**Task goal**
Make an exact copy of the lines, leaving the pictures out.

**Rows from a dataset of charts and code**
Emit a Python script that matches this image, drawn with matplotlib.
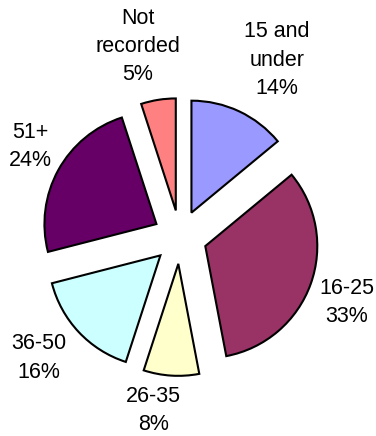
import numpy as np
import matplotlib
matplotlib.use('Agg')
import matplotlib.pyplot as plt

# age groups and their shares
labels = ['15 and\nunder', '16-25', '26-35', '36-50', '51+', 'Not\nrecorded']
shares = [14, 33, 8, 16, 24, 5]
colors = ['#9999FF', '#993366', '#FFFFCC', '#CCFFFF', '#660066', '#FF8080']

# label placement: distance (radii from the exploded slice centre) and angle nudge (deg)
lab_dist = [1.56, 1.36, 1.33, 1.42, 1.32, 1.50]
lab_turn = [-4, -2, -6, -3, -3, 4]

plt.rcParams['font.family'] = ['Liberation Sans', 'DejaVu Sans']

fig = plt.figure(figsize=(3.76, 4.36), dpi=100)
ax = fig.add_axes([0, 0, 1, 1])

explode = 0.24
wedges, _ = ax.pie(shares, colors=colors, startangle=90, counterclock=False,
                   explode=[explode] * len(shares),
                   wedgeprops=dict(edgecolor='black', linewidth=1.5))

for w, lab, val, d, t in zip(wedges, labels, shares, lab_dist, lab_turn):
    mid = np.deg2rad((w.theta1 + w.theta2) / 2 + t)
    cx, cy = w.center
    ax.text(cx + d * np.cos(mid), cy + d * np.sin(mid), '%s\n%d%%' % (lab, val),
            ha='center', va='center', fontsize=15.5, linespacing=1.45)

# pie centre at (180, 237) px, radius 112 px
r = 112.0
ax.set_xlim(-180 / r, (376 - 180) / r)
ax.set_ylim(-(436 - 237) / r, 237 / r)
ax.set_aspect('auto')
ax.axis('off')

fig.savefig('out.png', dpi=100)
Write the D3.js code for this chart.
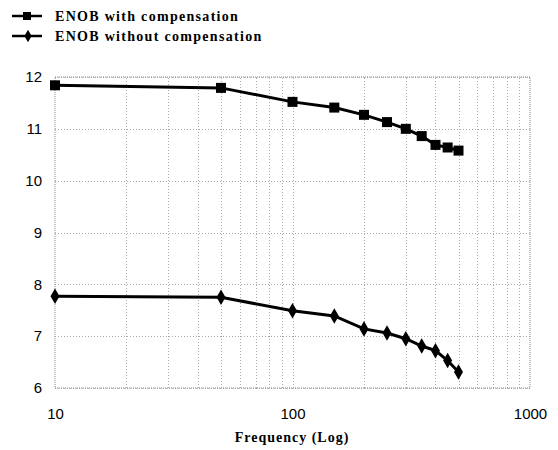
<!DOCTYPE html>
<html>
<head>
<meta charset="utf-8">
<script src="https://cdn.jsdelivr.net/npm/d3@7"></script>
<style>
  body { margin: 0; background: #fff; }
  svg { display: block; }
</style>
</head>
<body>
<script>
var width = 558,
    height = 450,
    margin = {top: 77, right: 28, bottom: 62, left: 55};

// frequencies (x), ENOB values for the two series
var freq = [10, 50, 100, 150, 200, 250, 300, 350, 400, 450, 500];
var enobWith = [11.84, 11.79, 11.52, 11.41, 11.27, 11.13, 11.0, 10.86, 10.69, 10.64, 10.58];
var enobWithout = [7.77, 7.75, 7.49, 7.39, 7.14, 7.06, 6.95, 6.81, 6.72, 6.53, 6.31];
var seriesNames = ["ENOB with compensation", "ENOB without compensation"];
var xTicks = [10, 100, 1000];
var yTicks = [6, 7, 8, 9, 10, 11, 12];

var svg = d3.select("body").append("svg")
    .attr("width", width)
    .attr("height", height);

var x = d3.scaleLog()
    .domain([10, 1000])
    .range([margin.left, width - margin.right]);

var y = d3.scaleLinear()
    .domain([6, 12])
    .range([height - margin.bottom, margin.top]);

// minor vertical grid lines: 20..90, 200..900
var minor = [];
[10, 100].forEach(function(d) {
    for (var k = 2; k <= 9; k++) minor.push(d * k);
});

var grid = svg.append("g")
    .attr("stroke", "#aaa")
    .attr("stroke-width", 1)
    .attr("stroke-dasharray", "1,2");

grid.selectAll(".vx")
    .data(minor.concat([100]))
    .enter().append("line")
    .attr("x1", function(d) { return Math.round(x(d)) + 0.5; })
    .attr("x2", function(d) { return Math.round(x(d)) + 0.5; })
    .attr("y1", y(6))
    .attr("y2", y(12));

grid.selectAll(".hy")
    .data(yTicks)
    .enter().append("line")
    .attr("x1", x(10))
    .attr("x2", x(1000))
    .attr("y1", function(d) { return Math.round(y(d)) + 0.5; })
    .attr("y2", function(d) { return Math.round(y(d)) + 0.5; });

// plot frame
svg.append("rect")
    .attr("x", x(10))
    .attr("y", y(12))
    .attr("width", x(1000) - x(10))
    .attr("height", y(6) - y(12))
    .attr("fill", "none")
    .attr("stroke", "#888")
    .attr("stroke-width", 1)
    .attr("stroke-dasharray", "1,1");

// axes (labels only)
var xAxis = svg.append("g")
    .attr("transform", "translate(0," + y(6) + ")")
    .call(d3.axisBottom(x).tickValues(xTicks).tickFormat(d3.format("d")).tickSize(0).tickPadding(20));

var yAxis = svg.append("g")
    .attr("transform", "translate(" + x(10) + ",0)")
    .call(d3.axisLeft(y).tickValues(yTicks).tickFormat(d3.format("d")).tickSize(0).tickPadding(13));

[xAxis, yAxis].forEach(function(a) {
    a.select(".domain").remove();
    a.selectAll("text")
        .attr("fill", "#000")
        .style("font-family", "'Liberation Sans', Arial, sans-serif")
        .style("font-size", "15px");
});

svg.append("text")
    .attr("x", 292)
    .attr("y", 442)
    .attr("text-anchor", "middle")
    .style("font-family", "'Liberation Serif', 'Times New Roman', serif")
    .style("font-weight", "bold")
    .style("font-size", "14px")
    .style("letter-spacing", "1px")
    .text("Frequency (Log)");

var line = d3.line()
    .x(function(d, i) { return x(freq[i]); })
    .y(function(d) { return y(d); });

var series = [enobWith, enobWithout];
var diamond = d3.symbol().type(d3.symbolDiamond).size(70);

series.forEach(function(vals, s) {
    svg.append("path")
        .datum(vals)
        .attr("fill", "none")
        .attr("stroke", "#000")
        .attr("stroke-width", 3)
        .attr("d", line);

    if (s === 0) {
        svg.selectAll(".sq")
            .data(vals)
            .enter().append("rect")
            .attr("x", function(d, i) { return x(freq[i]) - 5; })
            .attr("y", function(d) { return y(d) - 5; })
            .attr("width", 10)
            .attr("height", 10)
            .attr("fill", "#000");
    } else {
        svg.selectAll(".dm")
            .data(vals)
            .enter().append("path")
            .attr("transform", function(d, i) { return "translate(" + x(freq[i]) + "," + y(d) + ")"; })
            .attr("d", diamond)
            .attr("fill", "#000");
    }
});

// legend
var legend = svg.append("g");
seriesNames.forEach(function(name, i) {
    var ly = 16 + i * 20;
    legend.append("line")
        .attr("x1", 12).attr("x2", 42)
        .attr("y1", ly).attr("y2", ly)
        .attr("stroke", "#000")
        .attr("stroke-width", 2.5);
    if (i === 0) {
        legend.append("rect")
            .attr("x", 23).attr("y", ly - 4)
            .attr("width", 8).attr("height", 8)
            .attr("fill", "#000");
    } else {
        legend.append("path")
            .attr("transform", "translate(28," + ly + ")")
            .attr("d", d3.symbol().type(d3.symbolDiamond).size(45))
            .attr("fill", "#000");
    }
    legend.append("text")
        .attr("x", 55)
        .attr("y", ly + 5)
        .style("font-family", "'Liberation Serif', 'Times New Roman', serif")
        .style("font-weight", "bold")
        .style("font-size", "14px")
        .style("letter-spacing", "1.3px")
        .text(name);
});
</script>
</body>
</html>
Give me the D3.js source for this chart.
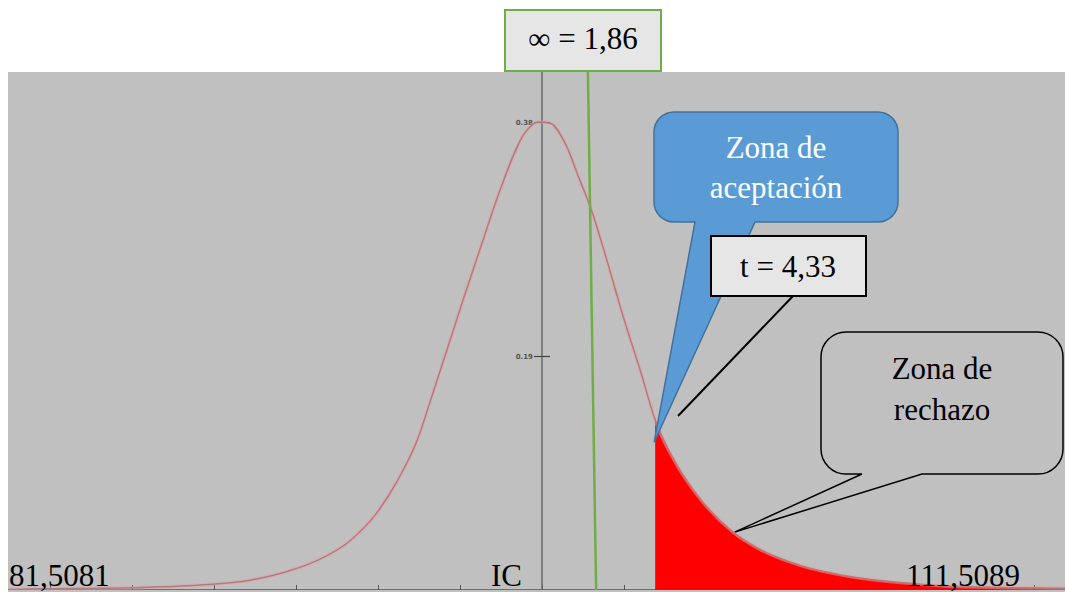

**Solution for this task**
Emit a Python script that matches this image, drawn with matplotlib.
import numpy as np
import matplotlib
matplotlib.use('Agg')
import matplotlib.pyplot as plt

# age groups and their shares
labels = ['15 and\nunder', '16-25', '26-35', '36-50', '51+', 'Not\nrecorded']
shares = [14, 33, 8, 16, 24, 5]
colors = ['#9999FF', '#993366', '#FFFFCC', '#CCFFFF', '#660066', '#FF8080']

# label placement: distance (radii from the exploded slice centre) and angle nudge (deg)
lab_dist = [1.56, 1.36, 1.33, 1.42, 1.32, 1.50]
lab_turn = [-4, -2, -6, -3, -3, 4]

plt.rcParams['font.family'] = ['Liberation Sans', 'DejaVu Sans']

fig = plt.figure(figsize=(3.76, 4.36), dpi=100)
ax = fig.add_axes([0, 0, 1, 1])

explode = 0.24
wedges, _ = ax.pie(shares, colors=colors, startangle=90, counterclock=False,
                   explode=[explode] * len(shares),
                   wedgeprops=dict(edgecolor='black', linewidth=1.5))

for w, lab, val, d, t in zip(wedges, labels, shares, lab_dist, lab_turn):
    mid = np.deg2rad((w.theta1 + w.theta2) / 2 + t)
    cx, cy = w.center
    ax.text(cx + d * np.cos(mid), cy + d * np.sin(mid), '%s\n%d%%' % (lab, val),
            ha='center', va='center', fontsize=15.5, linespacing=1.45)

# pie centre at (180, 237) px, radius 112 px
r = 112.0
ax.set_xlim(-180 / r, (376 - 180) / r)
ax.set_ylim(-(436 - 237) / r, 237 / r)
ax.set_aspect('auto')
ax.axis('off')

fig.savefig('out.png', dpi=100)
Write the D3.js code for this chart.
<!DOCTYPE html>
<html>
<head>
<meta charset="utf-8">
<script src="https://cdn.jsdelivr.net/npm/d3@7"></script>
<style>
  body { margin: 0; background: #fff; }
  svg { display: block; }
</style>
</head>
<body>
<script>
var width = 558,
    height = 450,
    margin = {top: 77, right: 28, bottom: 62, left: 55};

// frequencies (x), ENOB values for the two series
var freq = [10, 50, 100, 150, 200, 250, 300, 350, 400, 450, 500];
var enobWith = [11.84, 11.79, 11.52, 11.41, 11.27, 11.13, 11.0, 10.86, 10.69, 10.64, 10.58];
var enobWithout = [7.77, 7.75, 7.49, 7.39, 7.14, 7.06, 6.95, 6.81, 6.72, 6.53, 6.31];
var seriesNames = ["ENOB with compensation", "ENOB without compensation"];
var xTicks = [10, 100, 1000];
var yTicks = [6, 7, 8, 9, 10, 11, 12];

var svg = d3.select("body").append("svg")
    .attr("width", width)
    .attr("height", height);

var x = d3.scaleLog()
    .domain([10, 1000])
    .range([margin.left, width - margin.right]);

var y = d3.scaleLinear()
    .domain([6, 12])
    .range([height - margin.bottom, margin.top]);

// minor vertical grid lines: 20..90, 200..900
var minor = [];
[10, 100].forEach(function(d) {
    for (var k = 2; k <= 9; k++) minor.push(d * k);
});

var grid = svg.append("g")
    .attr("stroke", "#aaa")
    .attr("stroke-width", 1)
    .attr("stroke-dasharray", "1,2");

grid.selectAll(".vx")
    .data(minor.concat([100]))
    .enter().append("line")
    .attr("x1", function(d) { return Math.round(x(d)) + 0.5; })
    .attr("x2", function(d) { return Math.round(x(d)) + 0.5; })
    .attr("y1", y(6))
    .attr("y2", y(12));

grid.selectAll(".hy")
    .data(yTicks)
    .enter().append("line")
    .attr("x1", x(10))
    .attr("x2", x(1000))
    .attr("y1", function(d) { return Math.round(y(d)) + 0.5; })
    .attr("y2", function(d) { return Math.round(y(d)) + 0.5; });

// plot frame
svg.append("rect")
    .attr("x", x(10))
    .attr("y", y(12))
    .attr("width", x(1000) - x(10))
    .attr("height", y(6) - y(12))
    .attr("fill", "none")
    .attr("stroke", "#888")
    .attr("stroke-width", 1)
    .attr("stroke-dasharray", "1,1");

// axes (labels only)
var xAxis = svg.append("g")
    .attr("transform", "translate(0," + y(6) + ")")
    .call(d3.axisBottom(x).tickValues(xTicks).tickFormat(d3.format("d")).tickSize(0).tickPadding(20));

var yAxis = svg.append("g")
    .attr("transform", "translate(" + x(10) + ",0)")
    .call(d3.axisLeft(y).tickValues(yTicks).tickFormat(d3.format("d")).tickSize(0).tickPadding(13));

[xAxis, yAxis].forEach(function(a) {
    a.select(".domain").remove();
    a.selectAll("text")
        .attr("fill", "#000")
        .style("font-family", "'Liberation Sans', Arial, sans-serif")
        .style("font-size", "15px");
});

svg.append("text")
    .attr("x", 292)
    .attr("y", 442)
    .attr("text-anchor", "middle")
    .style("font-family", "'Liberation Serif', 'Times New Roman', serif")
    .style("font-weight", "bold")
    .style("font-size", "14px")
    .style("letter-spacing", "1px")
    .text("Frequency (Log)");

var line = d3.line()
    .x(function(d, i) { return x(freq[i]); })
    .y(function(d) { return y(d); });

var series = [enobWith, enobWithout];
var diamond = d3.symbol().type(d3.symbolDiamond).size(70);

series.forEach(function(vals, s) {
    svg.append("path")
        .datum(vals)
        .attr("fill", "none")
        .attr("stroke", "#000")
        .attr("stroke-width", 3)
        .attr("d", line);

    if (s === 0) {
        svg.selectAll(".sq")
            .data(vals)
            .enter().append("rect")
            .attr("x", function(d, i) { return x(freq[i]) - 5; })
            .attr("y", function(d) { return y(d) - 5; })
            .attr("width", 10)
            .attr("height", 10)
            .attr("fill", "#000");
    } else {
        svg.selectAll(".dm")
            .data(vals)
            .enter().append("path")
            .attr("transform", function(d, i) { return "translate(" + x(freq[i]) + "," + y(d) + ")"; })
            .attr("d", diamond)
            .attr("fill", "#000");
    }
});

// legend
var legend = svg.append("g");
seriesNames.forEach(function(name, i) {
    var ly = 16 + i * 20;
    legend.append("line")
        .attr("x1", 12).attr("x2", 42)
        .attr("y1", ly).attr("y2", ly)
        .attr("stroke", "#000")
        .attr("stroke-width", 2.5);
    if (i === 0) {
        legend.append("rect")
            .attr("x", 23).attr("y", ly - 4)
            .attr("width", 8).attr("height", 8)
            .attr("fill", "#000");
    } else {
        legend.append("path")
            .attr("transform", "translate(28," + ly + ")")
            .attr("d", d3.symbol().type(d3.symbolDiamond).size(45))
            .attr("fill", "#000");
    }
    legend.append("text")
        .attr("x", 55)
        .attr("y", ly + 5)
        .style("font-family", "'Liberation Serif', 'Times New Roman', serif")
        .style("font-weight", "bold")
        .style("font-size", "14px")
        .style("letter-spacing", "1.3px")
        .text(name);
});
</script>
</body>
</html>
Give me the D3.js source for this chart.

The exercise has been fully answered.